Alkaline batteries are a dependable energy source and can last several years. They use a positive electrode based on manganese (IV)oxide and a negative electrode made of zinc. It has an electrolyte from a concentrated alkaline solution. At the positive electrode, the manganese (IV) oxide converts into manganese (III) oxide and hydroxyl ions. The zinc reacts with the hydroxyl ions at the negative electrode, releasing the electrons that power the circuit. With this, how alkaline batteries are made is essential to understanding why they’re useful today. All the mechanisms that go into battery production are monitored by industrial web guiding systems, and battery manufacturing companies can purchase these components to ensure maximum proficiency.


  1. The cathode acts as part of the battery’s container. The manganese dioxide, carbon black (graphite), and electrolyte (potassium hydroxide mixed in a solution) mix in large batches. This mixture is then granulated and pressed into hollow cylinders (preforms). Several of these cylinders may be stacked on each other, or an extruded ring of the same material replaces them.
  2. The cylinders are inserted into a nickel-plated steel can. The steel can and cylinder make up the battery’s entire cathode. An indentation is made near the top of the can, and a sealant is placed to protect against leakage.


A paper separator soaked in the electrolyte solution is inserted against the preforms. This separator keeps the cathode material from contacting the anode material. It is made from either several pieces of paper or a porous synthetic fiber.


A gel made from zinc powder, potassium hydroxide electrolyte, and other materials is placed next. It is not filled to the top, to allow for chemical reactions to occur.

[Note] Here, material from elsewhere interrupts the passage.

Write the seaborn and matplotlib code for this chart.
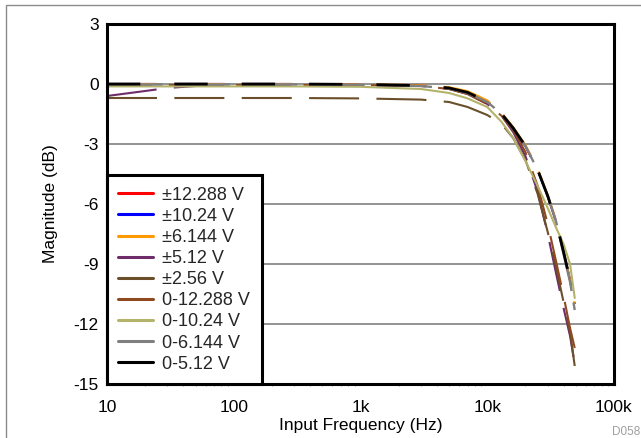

  1. At this point, the battery is an open-cell. Although it could produce electricity, it would not last long. To ensure its long-lasting potential, it needs a brass nail or spike inserted in the middle of the can. It also needs a plastic seal and a metal end cap. The nail is welded to the metal end cap and passes through the plastic seal.
  2. The seal meets the indentation at the top of the can and is crimped in place.
  3. A steel plate closes the positive end of the battery after being welded in place or glued with an epoxy cement.


A label is glued on to show the size, type, and other information.

Quality Control

All batteries are checked for optimal quality control. Manufactures check various conditions to ensure a stable shelf life and to protect against corrosion. All steps in the manufacturing process and post-production are checked for error.